Whether or not Malcolm poking their temperamental bears with a stick got them over that hump is unknown, but it makes sense. We watch as his incitements push Clay, Cooke, and Brown out of their comfort zone to get at the heart of what’s happening beyond their arms’ reach. No one is saying they aren’t aware of the tumult, but maybe they haven’t yet seen themselves on the frontlines calling the shots. To witness that self-actualization occur on-screen is nothing short of inspirational on an emotional and philosophical level because this isn’t radicalization or indoctrination or shaming. Malcolm is merely laying out facts so the others can look within themselves and acknowledge their purpose and privilege insofar as advancing a cause they cannot afford to sit out anymore.

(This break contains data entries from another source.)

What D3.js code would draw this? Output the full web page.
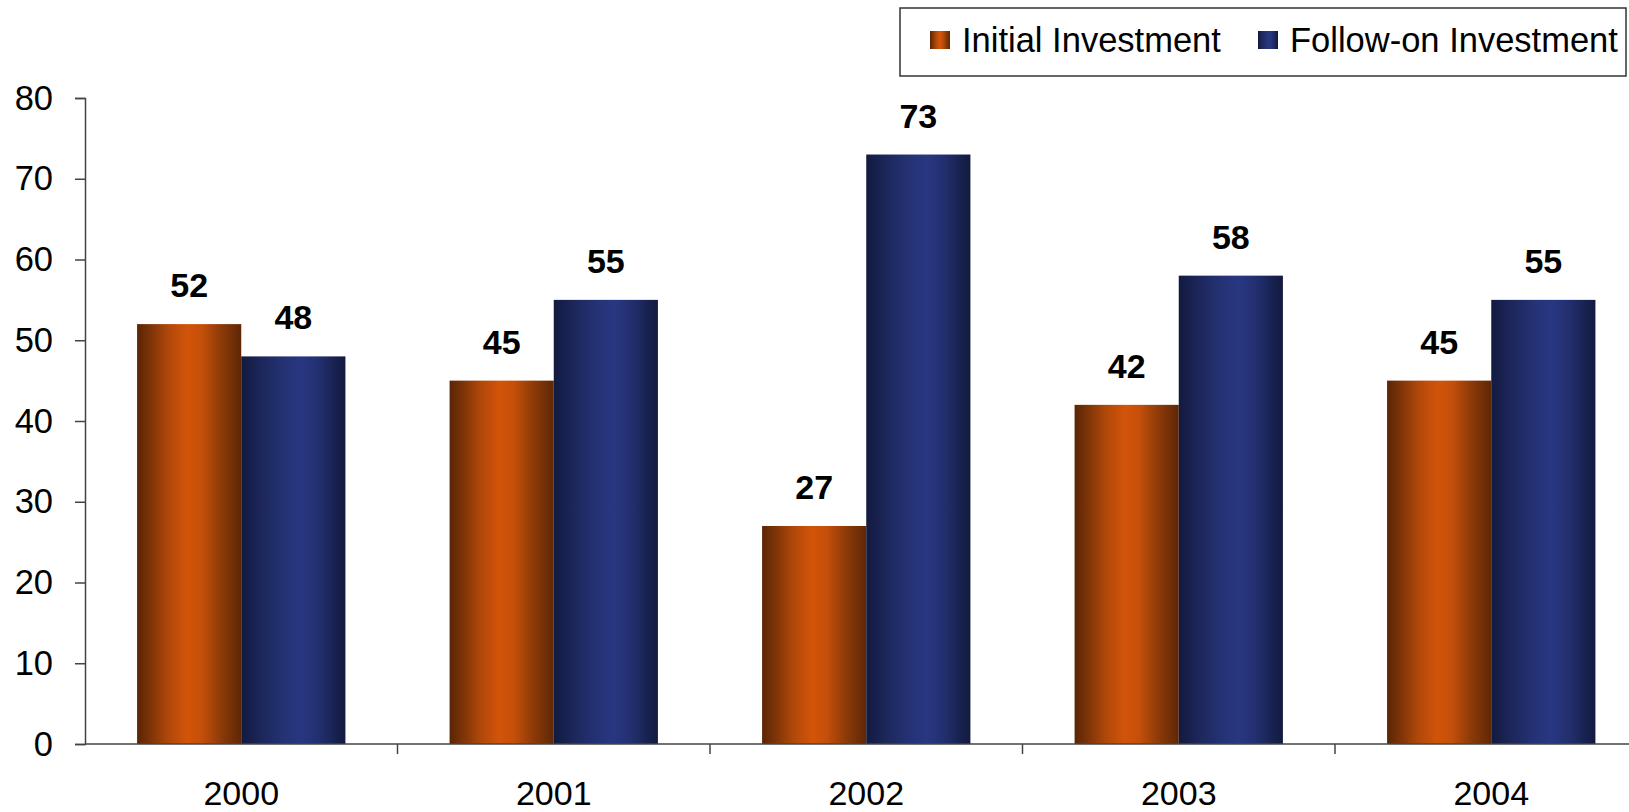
<!DOCTYPE html>
<html>
<head>
<meta charset="utf-8">
<script src="https://cdn.jsdelivr.net/npm/d3@7"></script>
<style>
  html, body { margin: 0; padding: 0; background: #fff; }
  svg { display: block; font-family: "Liberation Sans", Arial, sans-serif; }
</style>
</head>
<body>
<svg id="chart" width="1629" height="812"></svg>
<script>
// Investment counts per year
const years = ["2000", "2001", "2002", "2003", "2004"];
const seriesNames = ["Initial Investment", "Follow-on Investment"];
const initialInvestment = [52, 45, 27, 42, 45];
const followOnInvestment = [48, 55, 73, 58, 55];
const yTicks = [0, 10, 20, 30, 40, 50, 60, 70, 80];

const rows = years.map((yr, i) => ({
  year: yr,
  values: [
    { key: seriesNames[0], value: initialInvestment[i] },
    { key: seriesNames[1], value: followOnInvestment[i] }
  ]
}));

const svg = d3.select("#chart");
const plotLeft = 85, plotBottom = 744, plotTop = 98;

const y = d3.scaleLinear().domain([0, 80]).range([plotBottom, plotTop]);
const x0 = d3.scaleBand().domain(years).range([plotLeft, plotLeft + 5 * 312.5]).padding(0);
const x1 = d3.scaleBand().domain(seriesNames).range([0, x0.bandwidth()]).paddingInner(0).paddingOuter(0.5);

// Cylindrical shading for the bars
const defs = svg.append("defs");
const gradients = {
  [seriesNames[0]]: { id: "gradInitial", stops: [
    [0, "#5a2505"], [0.12, "#7a3307"], [0.3, "#b0480a"], [0.48, "#d25409"],
    [0.62, "#c54f0a"], [0.8, "#8e3b08"], [1, "#5e2706"] ] },
  [seriesNames[1]]: { id: "gradFollow", stops: [
    [0, "#121a3f"], [0.18, "#1c2659"], [0.4, "#243274"], [0.58, "#283781"],
    [0.75, "#222f6e"], [0.9, "#182250"], [1, "#131a3e"] ] }
};
Object.values(gradients).forEach(g => {
  const lg = defs.append("linearGradient").attr("id", g.id)
    .attr("x1", "0%").attr("x2", "100%").attr("y1", "0%").attr("y2", "0%");
  g.stops.forEach(([o, c]) => lg.append("stop").attr("offset", o).attr("stop-color", c));
});
const fillFor = k => `url(#${gradients[k].id})`;

// Bars
const groups = svg.append("g").selectAll("g").data(rows).join("g")
  .attr("transform", d => `translate(${x0(d.year)},0)`);

groups.selectAll("rect").data(d => d.values).join("rect")
  .attr("x", d => x1(d.key))
  .attr("width", x1.bandwidth())
  .attr("y", d => y(d.value))
  .attr("height", d => y(0) - y(d.value))
  .attr("fill", d => fillFor(d.key));

// Value labels
groups.selectAll("text").data(d => d.values).join("text")
  .attr("x", d => x1(d.key) + x1.bandwidth() / 2)
  .attr("y", d => y(d.value) - 27)
  .attr("text-anchor", "middle")
  .attr("font-size", 34)
  .attr("font-weight", "bold")
  .attr("fill", "#000")
  .text(d => d.value);

// Y axis
const yAxis = d3.axisLeft(y).tickValues(yTicks).tickSize(10).tickPadding(22);
const yg = svg.append("g").attr("transform", `translate(${plotLeft},0)`).call(yAxis);
yg.select(".domain").attr("stroke", "#444").attr("stroke-width", 1.5);
yg.selectAll(".tick line").attr("stroke", "#444").attr("stroke-width", 1.5);
yg.selectAll(".tick text").attr("font-size", 34.5).attr("fill", "#000")
  .attr("font-family", "Liberation Sans, Arial, sans-serif");

// X axis: baseline, ticks between categories, year labels
const xg = svg.append("g");
xg.append("line").attr("x1", plotLeft).attr("x2", 1629).attr("y1", y(0)).attr("y2", y(0))
  .attr("stroke", "#444").attr("stroke-width", 1.5);
xg.selectAll("line.tk").data(years).join("line").attr("class", "tk")
  .attr("x1", d => x0(d) + x0.bandwidth()).attr("x2", d => x0(d) + x0.bandwidth())
  .attr("y1", y(0)).attr("y2", y(0) + 10)
  .attr("stroke", "#444").attr("stroke-width", 1.5);
xg.selectAll("text").data(years).join("text")
  .attr("x", d => x0(d) + x0.bandwidth() / 2)
  .attr("y", 805)
  .attr("text-anchor", "middle")
  .attr("font-size", 34)
  .attr("fill", "#000")
  .text(d => d);

// Legend
const legend = svg.append("g");
legend.append("rect").attr("x", 900).attr("y", 8).attr("width", 726).attr("height", 68)
  .attr("fill", "#fff").attr("stroke", "#333").attr("stroke-width", 1.5);
const legendItems = [
  { key: seriesNames[0], sx: 930, tx: 962 },
  { key: seriesNames[1], sx: 1258, tx: 1290 }
];
legend.selectAll("rect.sw").data(legendItems).join("rect").attr("class", "sw")
  .attr("x", d => d.sx).attr("y", 31).attr("width", 20).attr("height", 18)
  .attr("fill", d => fillFor(d.key));
legend.selectAll("text").data(legendItems).join("text")
  .attr("x", d => d.tx).attr("y", 52)
  .attr("font-size", 34.5).attr("fill", "#000")
  .text(d => d.key);
</script>
</body>
</html>
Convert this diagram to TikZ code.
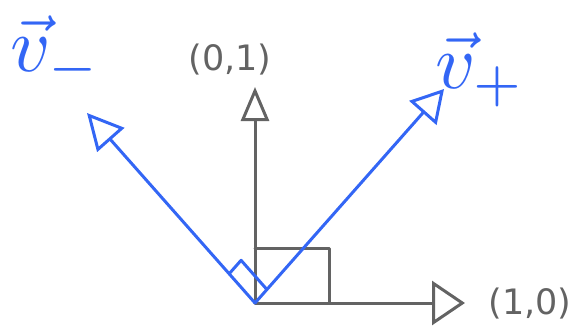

And these four actors provide their roles with a bold presence both in their ability to impersonate physically and embody spiritually. Their elation, rage, and guilt are ever-present when the moment calls and King conducts them with expert precision inside an impeccably written script by leaning into its theatricality—eschewing big-budget camera movements for meticulous blocking and a captivating use of composition. She lets her cast carry the drama with their performances by providing the room to scream when necessary and cry when there’s nothing left to give. They collectively breathe life into a moment that very well could have helped shape where the civil rights movement went next. How can you imagine these legends together for an entire evening and not believe it to be true?
One Night in Miami… screened at the Toronto International Film Festival.